Durand gives us the example of Android to illustrate the extractivist logic in action. Google made Android free for all smartphones so it would acquire a strategic market position, beating the Apple ecosystem and thus becoming the default internet entry point for virtually the whole planet. That’s how a de facto, immensely valuable, online real estate empire is built. […]

 

The key point is that whatever the original business – Google, Amazon, Uber – strategies of conquering cyberspace all point to the same target: take control of “spaces of observation and capture” of data. […]

 

So now we are facing not a mere clash between Silicon Valley capitalism and finance capital, but actually a new mode of production: a turbo-capitalist survival as rentier capitalism, where Silicon giants take the place of estates, and also the State. That is the “techno-feudal” option, as defined by Durand.

No complaints here, yet.

Escobar also charts what I’ve been saying for decades. And that’s how the government and the megacorporations have been in bed together since the very beginning. Like, the very beginning of the early Internet.

And you small business owners? You’ve been taught to believe you’ve got a fair shot in the marketplace. Instead, what we find is that your business is rapidly becoming a serf-like entity with little power, little control, and not much autonomy in the cyber-realm.

But since we’ve already also talked about how Woke Capitalism de-grows the marketplace for its own political benefit, we’ll skip that point. And move along.

So, if it’s true that major corporations are purposefully corralling us and stripping us down, how are business owners supposed to take this? Worse, some of us would aspire to be the ones corralling and stripping, if we could. Hell, some of the executive I’m friends with are the ones doing it.

Escobar presents us with a solution as a choice.

Is there a possible way out? The temptation is to go radical – a Blake/Burroughs crossover. We have to expand our scope of comprehension – and stop confusing the map (as shown in the Magna Carta) with the territory (our perception). […]

 

Here’s our future: hackers or slaves.

Although he means it for general political consumption, this observation is astute.

In business, the megacorporations are showing us the map of their lands. The labyrinth of a digital utopia under their power. But despite what they say, it’s not totally accurate yet. A sort of crude, incomplete Magna Carta Mundi of it’s day.

And what they tell us about our role, as merchants, in their new feudalism isn’t exactly true either.

Without question, like many people, you can accept your indentured service in an economy cannibalized by techno-financial interests. And you can try to go along to get along. In this situation, your business could merely be cut off. Suddenly, you’re unable to make transactions simply because you said the wrong thing to the wrong aristocrat.

Think it couldn’t happen? We’ve already been seeing it in various industries for years.

But there is another choice. To expand on Escobar’s idea of hackers and slaves, you can adopt the attitude of a high-tech mafioso.

And you can operate in the spaces between what is owned and what is still wild.

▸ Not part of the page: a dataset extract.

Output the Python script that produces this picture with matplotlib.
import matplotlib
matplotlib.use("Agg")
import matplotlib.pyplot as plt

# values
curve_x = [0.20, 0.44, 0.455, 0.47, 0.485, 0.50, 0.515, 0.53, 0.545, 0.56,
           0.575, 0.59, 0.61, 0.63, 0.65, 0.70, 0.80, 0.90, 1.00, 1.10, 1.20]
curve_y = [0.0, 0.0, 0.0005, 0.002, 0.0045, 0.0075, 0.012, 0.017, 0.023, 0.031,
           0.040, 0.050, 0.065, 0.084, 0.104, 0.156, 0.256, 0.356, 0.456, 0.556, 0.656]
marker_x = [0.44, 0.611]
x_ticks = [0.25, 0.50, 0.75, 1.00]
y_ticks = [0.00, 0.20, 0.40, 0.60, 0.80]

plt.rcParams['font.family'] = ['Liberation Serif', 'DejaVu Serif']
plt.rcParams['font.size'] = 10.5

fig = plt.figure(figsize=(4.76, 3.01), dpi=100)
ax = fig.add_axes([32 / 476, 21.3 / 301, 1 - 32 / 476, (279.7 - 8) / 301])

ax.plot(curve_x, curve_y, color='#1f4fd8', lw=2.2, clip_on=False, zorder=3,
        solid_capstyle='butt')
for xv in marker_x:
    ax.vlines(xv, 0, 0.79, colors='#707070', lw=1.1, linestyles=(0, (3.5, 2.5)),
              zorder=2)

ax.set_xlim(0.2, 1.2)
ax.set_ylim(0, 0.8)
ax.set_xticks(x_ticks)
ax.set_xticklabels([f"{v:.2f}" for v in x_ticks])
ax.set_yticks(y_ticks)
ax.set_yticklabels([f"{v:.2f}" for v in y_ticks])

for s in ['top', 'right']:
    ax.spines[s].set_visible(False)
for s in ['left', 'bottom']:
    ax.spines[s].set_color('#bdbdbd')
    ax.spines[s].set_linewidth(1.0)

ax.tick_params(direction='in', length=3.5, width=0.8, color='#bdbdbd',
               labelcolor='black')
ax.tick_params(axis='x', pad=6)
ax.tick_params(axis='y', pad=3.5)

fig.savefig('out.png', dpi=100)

In our smaller businesses, it means being wise to the new world but not forgetting the old. Similar to hackers, it means having a moral code. And like made men, being a man of honor among those you know. It means an arms race of AI, legal shenanigans, and outright refusal to cooperate.

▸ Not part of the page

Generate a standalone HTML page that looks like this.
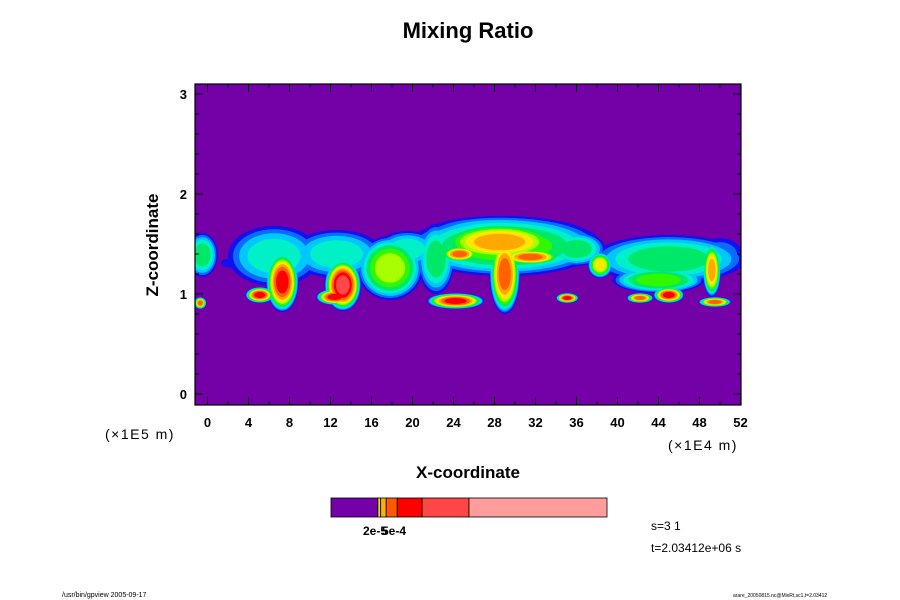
<!DOCTYPE html>
<html><head><meta charset="utf-8"><style>
body{margin:0;background:#fff;}
svg{display:block;font-family:"Liberation Sans",sans-serif;}
</style></head><body>
<svg id="chart" width="900" height="600" viewBox="0 0 900 600">
<text x="468" y="38" text-anchor="middle" font-size="22" font-weight="bold">Mixing Ratio</text>
<defs><clipPath id="pc"><rect x="195" y="84" width="546" height="321"/></clipPath></defs>
<rect x="195" y="84" width="546" height="321" fill="#7400a8"/>
<g id="field" clip-path="url(#pc)"></g>
<rect x="195" y="84" width="546" height="321" fill="none" stroke="#000" stroke-width="1.2"/>
<g id="axes"></g>
<text x="468" y="478" text-anchor="middle" font-size="17" font-weight="bold">X-coordinate</text>
<text transform="translate(158,245) rotate(-90)" text-anchor="middle" font-size="17" font-weight="bold">Z-coordinate</text>
<text x="105" y="439" font-size="14" letter-spacing="1.5">(×1E5 m)</text>
<text x="668" y="450" font-size="14" letter-spacing="1.5">(×1E4 m)</text>
<g id="cbar"></g>
<text x="363" y="535" font-size="12" font-weight="bold">2e-5</text>
<text x="382" y="535" font-size="12" font-weight="bold">5e-4</text>
<text x="651" y="530" font-size="12">s=3 1</text>
<text x="651" y="552" font-size="12">t=2.03412e+06 s</text>
<text x="62" y="597" font-size="7">/usr/bin/gpview 2005-09-17</text>
<text x="733" y="597" font-size="5">arare_20050815.nc@MixRt,sc1,t=2.03412</text>
</svg>
<script>
const levelColors=["#1010f0","#0a6cff","#00c8ff","#00f0c8","#00e868","#30f800","#a8ff00","#ffe800","#ffa800","#ff6000","#ff0000","#ff4848"];
const blobX=[-0.5,-0.7,6.5,7.3,5.1,12.6,13.2,12.4,17.8,29,28.5,29,24.6,31.5,22.3,36,24.2,35.1,38.3,45,44,45,42.2,49.2,49.5,50,2.5,19.5,28.5];
const blobZ=[1.39,0.91,1.38,1.12,0.99,1.4,1.09,0.97,1.26,1.48,1.52,1.2,1.4,1.37,1.35,1.45,0.93,0.96,1.29,1.35,1.14,0.99,0.96,1.24,0.92,1.39,1.31,1.45,1.62];
const blobHW=[1.5,0.6,4.5,1.6,1.4,4.5,1.8,1.8,3.2,9.5,6,1.5,1.8,3,1.8,2.8,2.8,1.1,1.2,7.5,4.5,1.5,1.3,0.9,1.6,2.2,1.2,3,7];
const blobHH=[0.22,0.06,0.3,0.3,0.08,0.24,0.26,0.08,0.32,0.3,0.2,0.4,0.08,0.08,0.35,0.17,0.08,0.05,0.13,0.24,0.13,0.08,0.05,0.27,0.05,0.17,0.05,0.18,0.16];
const blobPeak=[4,9,3,10,10,3,11,10,6,5,8,9,9,9,4,4,10,10,7,4,5,10,9,8,9,1,0,3,3];
const xTicks=[0,4,8,12,16,20,24,28,32,36,40,44,48,52];
const yTicks=[0,1,2,3];
const cbarStops=[0,0.17,0.18,0.2,0.24,0.33,0.5,1];
const cbarColors=["#7400a8","#e8e800","#ffb000","#ff5a00","#ff0000","#ff4646","#ff9c9c"];
const NS="http://www.w3.org/2000/svg";
const sx=v=>207.5+v*10.25, sy=v=>394-v*100;
const field=document.getElementById('field');
for(let L=0;L<levelColors.length;L++){
  for(let i=0;i<blobX.length;i++){
    if(blobPeak[i]<L)continue;
    const f=Math.pow(1-L/(blobPeak[i]+1),0.4);
    const e=document.createElementNS(NS,'ellipse');
    e.setAttribute('cx',sx(blobX[i]));e.setAttribute('cy',sy(blobZ[i]));
    e.setAttribute('rx',blobHW[i]*10.25*f);e.setAttribute('ry',blobHH[i]*100*f);
    e.setAttribute('fill',levelColors[L]);
    
    
    field.appendChild(e);
  }
}
const axes=document.getElementById('axes');
function line(x1,y1,x2,y2){const l=document.createElementNS(NS,'line');l.setAttribute('x1',x1);l.setAttribute('y1',y1);l.setAttribute('x2',x2);l.setAttribute('y2',y2);l.setAttribute('stroke','#000');l.setAttribute('stroke-width','1');


axes.appendChild(l);}
function txt(x,y,s,a){const t=document.createElementNS(NS,'text');t.setAttribute('x',x);t.setAttribute('y',y);t.setAttribute('text-anchor',a);t.setAttribute('font-size','13');t.setAttribute('font-weight','bold');t.textContent=s;


axes.appendChild(t);}
for(let v=0;v<=52;v+=2){const x=sx(v),m=v%4===0?8:4;line(x,405,x,405-m);line(x,84,x,84+m);}
xTicks.forEach(v=>txt(sx(v),427,String(v),'middle'));
for(let k=0;k<=15;k++){const v=k*0.2,y=sy(v),m=k%5===0?8:4;line(195,y,195+m,y);line(741,y,741-m,y);}
yTicks.forEach(v=>txt(187,sy(v)+5,String(v),'end'));
const cb=document.getElementById('cbar');
for(let i=0;i<cbarColors.length;i++){const r=document.createElementNS(NS,'rect');const x0=331+cbarStops[i]*276,x1=331+cbarStops[i+1]*276;
r.setAttribute('x',x0);r.setAttribute('y',498);r.setAttribute('width',x1-x0);r.setAttribute('height',19);r.setAttribute('fill',cbarColors[i]);r.setAttribute('stroke','#000');r.setAttribute('stroke-width','0.8');


cb.appendChild(r);}
</script>
</body></html>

In the communities in which we do business, this means knowing who to trust. And earning your keep. It also means bringing your genius to the table, a cleverness in the balance between big and small. And who’s fucking over who.

It’s a willingness to push the rules, online and off, and to operate in the dark.

Above all, it’s to employ the very weapons of trade used by the dominate class in Silicon Valley, extraordinary or otherwise. And to build a network around it, our network.

In either case, in our day, you’ll live by the algorithm or die by the algorithm.